Australian politician (1939–2005)

Bruce Anthony Chamberlain AM (9 August 1939 – 1 October 2005) was an Australian politician.

He was born at Brighton in Melbourne to Peter Henry Chamberlain, a railways paymaster, and Eileen, née Haddad. After attending De La Salle College in Malvern, he studied at the University of Melbourne, receiving a Bachelor of Arts and a Bachelor of Law. On 6 February 1965 he married Paula Swan, with whom he had four children. In 1965 he became a partner with the solicitors' firm Melville, Orton & Lewis, while also acquiring farming property near Hamilton. He served on Hamilton City Council from 1969 to 1973.

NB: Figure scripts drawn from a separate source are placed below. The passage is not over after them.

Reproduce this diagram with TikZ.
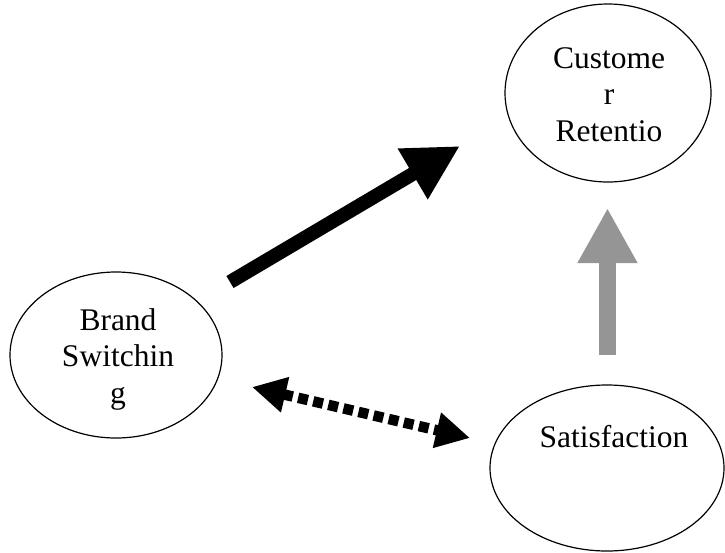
\documentclass[tikz,border=0pt]{standalone}
\usepackage{fontspec}
\setmainfont{Liberation Serif}
\usetikzlibrary{arrows.meta,shapes.geometric}
\definecolor{arrowgray}{RGB}{149,149,149}
\tikzset{
  concept/.style={draw=black, line width=1.2pt, ellipse, inner sep=0pt},
  label text/.style={align=center, anchor=base, inner sep=0pt,
    font=\fontsize{31.5}{36.5}\selectfont},
  bold link/.style={line width=14pt, -{Triangle[length=55pt,width=55pt]}},
  dotted link/.style={line width=10.5pt, dash pattern=on 10pt off 5.5pt,
    {Triangle[length=34pt,width=34pt]}-{Triangle[length=34pt,width=34pt]}},
  gray link/.style={line width=17pt, arrowgray, -{Triangle[length=55pt,width=56pt]}}
}
\begin{document}
\begin{tikzpicture}[x=1pt, y=-1pt]
  \useasboundingbox (0,0) rectangle (725,552);

  % concepts
  \node[concept, minimum width=206pt, minimum height=178pt] (cust) at (608,93) {};
  \node[concept, minimum width=212pt, minimum height=166pt] (brand) at (116,355) {};
  \node[concept, minimum width=234pt, minimum height=166pt] (sat) at (607,468) {};

  % their labels (base anchor sits on the last line)
  \node[label text] (custtext) at (609,141) {Custome\\r\\Retentio};
  \node[label text] (brandtext) at (118,403) {Brand\\Switchin\\g};
  \node[label text] (sattext) at (614,447) {Satisfaction};

  % connector end points
  \coordinate (bs tail) at (230,282);
  \coordinate (cr head) at (460,146);
  \coordinate (bs end) at (252,387);
  \coordinate (sa end) at (470,438);
  \coordinate (sa tail) at (607.5,355);
  \coordinate (cr foot) at (607.5,208);

  % links
  \draw[bold link] (bs tail) -- (cr head);
  \draw[dotted link] (bs end) -- (sa end);
  \draw[gray link] (sa tail) -- (cr foot);
\end{tikzpicture}
\end{document}
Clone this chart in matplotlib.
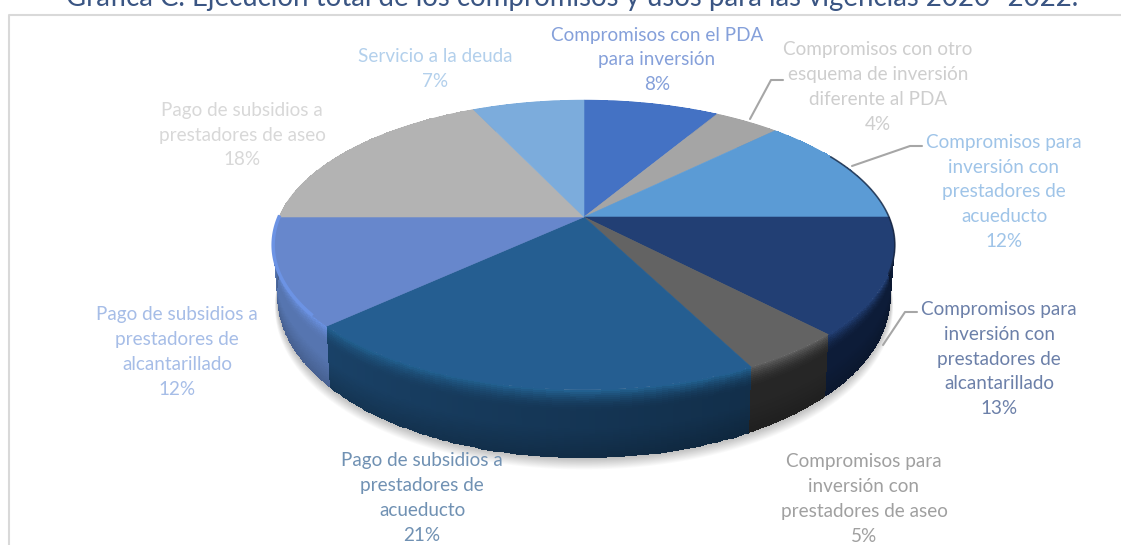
import numpy as np
import matplotlib
matplotlib.use("Agg")
import matplotlib.pyplot as plt
from matplotlib.colors import to_rgb
from matplotlib.patches import Polygon

plt.rcParams['font.family'] = ['Lato', 'DejaVu Sans']

title = "Gráfica C. Ejecución total de los compromisos y usos para las vigencias 2020- 2022."

# clockwise from 12 o'clock
labels = [
    "Compromisos con el PDA\npara inversión",
    "Compromisos con otro\nesquema de inversión\ndiferente al PDA",
    "Compromisos para\ninversión con\nprestadores de\nacueducto",
    "Compromisos para\ninversión con\nprestadores de\nalcantarillado",
    "Compromisos para\ninversión con\nprestadores de aseo",
    "Pago de subsidios a\nprestadores de\nacueducto",
    "Pago de subsidios a\nprestadores de\nalcantarillado",
    "Pago de subsidios a\nprestadores de aseo",
    "Servicio a la deuda",
]
shares = [8.5, 4.1, 12.4, 12.9, 4.6, 20.6, 11.9, 18.0, 7.0]
pct_text = ["8%", "4%", "12%", "13%", "5%", "21%", "12%", "18%", "7%"]

top_colors = ["#4472C4", "#A5A5A5", "#5B9BD5", "#223F74", "#636363",
              "#255E91", "#6787CC", "#B3B3B3", "#7CACDC"]
wall_colors = ["#3A62A8", "#8C8C8C", "#4E85B8", "#0D1C38", "#262626",
               "#1D4A74", "#5675B0", "#9A9A9A", "#6A94BE"]
rim_colors = ["#4472C4", "#A5A5A5", "#5B9BD5", "#223F74", "#5A5A5A",
              "#22608F", "#6C93E4", "#B3B3B3", "#7CACDC"]
text_colors = ["#85A0DA", "#CECECE", "#9FC4E8", "#6C80A9", "#A0A0A0",
               "#7091B3", "#A6BDE7", "#D8D8D8", "#B3D0EC"]
text_pos = [(657, 60), (878, 87), (1004, 192), (999, 359), (864, 499),
            (422, 498), (177, 352), (242, 135), (435, 69)]

# leader lines: slice index -> label anchor
leaders = {1: (783, 80), 2: (922, 146), 3: (917, 312)}
leader_start = {1: (750, 119), 2: (852, 166), 3: (883, 345)}

cx, cy = 584, 217
rx, ry, persp = 305, 139.5, 0.193


def top_xy(theta):
    # theta clockwise from the top, perspective disc with apex at (cx, cy)
    u, v = np.sin(theta), np.cos(theta)
    den = 1 + persp * v
    return cx + rx * u / den, cy - ry * v / den


def bottom_xy(theta):
    x, y = top_xy(theta)
    v = np.cos(theta)
    return cx + (x - cx) * 0.987, y + 46 - 22 * v


def mix(c, other, t):
    return tuple((1 - t) * a + t * b for a, b in zip(to_rgb(c), to_rgb(other)))


fig = plt.figure(figsize=(11.21, 5.45), dpi=100)
ax = fig.add_axes([0, 0, 1, 1])
ax.set_xlim(0, 1121)
ax.set_ylim(545, 0)
ax.axis("off")

# frame only shows on the top and left
ax.plot([8.5, 8.5, 1121], [545, 14.5, 14.5], color="#D9D9D9", lw=1.5, zorder=1)
ax.text(572, 6, title, ha="center", va="baseline", fontsize=19.9, color="#3A5583", zorder=10)

edges = np.radians(np.cumsum([0] + shares) * 3.6)

# soft shadow under the body
ring = np.linspace(np.radians(60), np.radians(300), 200)
for i in range(14):
    sx, sy = bottom_xy(ring)
    sx = cx + (sx - cx) * (1.0 + 0.0006 * i)
    ax.fill(sx, sy + i * 0.9, color="black", alpha=0.018, lw=0, zorder=2)

# side walls, drawn from the back towards the front
order = sorted(range(len(shares)), key=lambda k: np.cos((edges[k] + edges[k + 1]) / 2), reverse=True)
depth_s = np.linspace(0, 1, 36)
for k in order:
    th = np.linspace(edges[k], edges[k + 1], 80)
    xa, ya = top_xy(th)
    xb, yb = bottom_xy(th)
    X = np.outer(1 - depth_s, xa) + np.outer(depth_s, xb)
    Y = np.outer(1 - depth_s, ya) + np.outer(depth_s, yb)
    rgb = np.zeros((len(depth_s) - 1, len(th) - 1, 3))
    for r in range(len(depth_s) - 1):
        s = depth_s[r]
        for c in range(len(th) - 1):
            # acueducto slice goes darker towards the right
            side = np.clip((np.sin(th[c]) + 1) / 2, 0, 1)
            col = to_rgb(wall_colors[k])
            if k == 5:
                col = mix(wall_colors[k], "#0F2840", side ** 0.7)
            if s < 0.3:
                col = mix(col, rim_colors[k], (1 - s / 0.3) ** 1.8)
            elif s > 0.55:
                col = mix(col, "black", 0.18 * (s - 0.55) / 0.45)
            rgb[r, c] = col
    ax.pcolormesh(X, Y, rgb, shading="flat", antialiased=False, linewidth=0, zorder=3)

# top face
for k in range(len(shares)):
    th = np.linspace(edges[k], edges[k + 1], 80)
    xa, ya = top_xy(th)
    pts = np.column_stack([np.r_[cx, xa], np.r_[cy, ya]])
    ax.add_patch(Polygon(pts, closed=True, fc=top_colors[k], ec=top_colors[k], lw=0.4, zorder=4))

# dark edge on the right of the disc, bright one on the left
th = np.radians(np.linspace(62, 112, 60))
ax.plot(*top_xy(th), color="#16233C", lw=1.2, alpha=0.75, zorder=5)
th = np.radians(np.linspace(232, 270, 60))
ax.plot(*top_xy(th), color="#6C93E4", lw=2.5, zorder=5)

# leader lines
for k, end in leaders.items():
    st = leader_start[k]
    ax.plot([st[0], end[0] - 12, end[0]], [st[1], end[1], end[1]], color="#A6A6A6", lw=1.5,
            solid_capstyle="round", solid_joinstyle="round", zorder=5)

for name, pct, pos, col in zip(labels, pct_text, text_pos, text_colors):
    ax.text(pos[0], pos[1], name + "\n" + pct, ha="center", va="center", color=col,
            fontsize=13.6, linespacing=1.56, zorder=6)

fig.savefig("out.png", dpi=100)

In 1973 he was elected to the Victorian Legislative Assembly as the Liberal member for Dundas. His seat was abolished in 1976 and he won election to the Victorian Legislative Council for Western Province. Appointed Shadow Minister for Conservation and Planning in 1982, he became Shadow Attorney-General in 1985 and Leader of the Opposition in the Upper House in 1986. In 1988 he moved to the portfolio of Local Government and Major Projects, afterwards taking Industry, Technology and Resources (1989-90), Planning and State Growth (1990-91), and Local Government (1990-92). From 1992 to 2002, he served as the 17th President of the Legislative Council of Victorian Parliament. He was appointed a Member of the Order of Australia on Australia Day 2005, but on 1 October that year he died in Armadale, Victoria.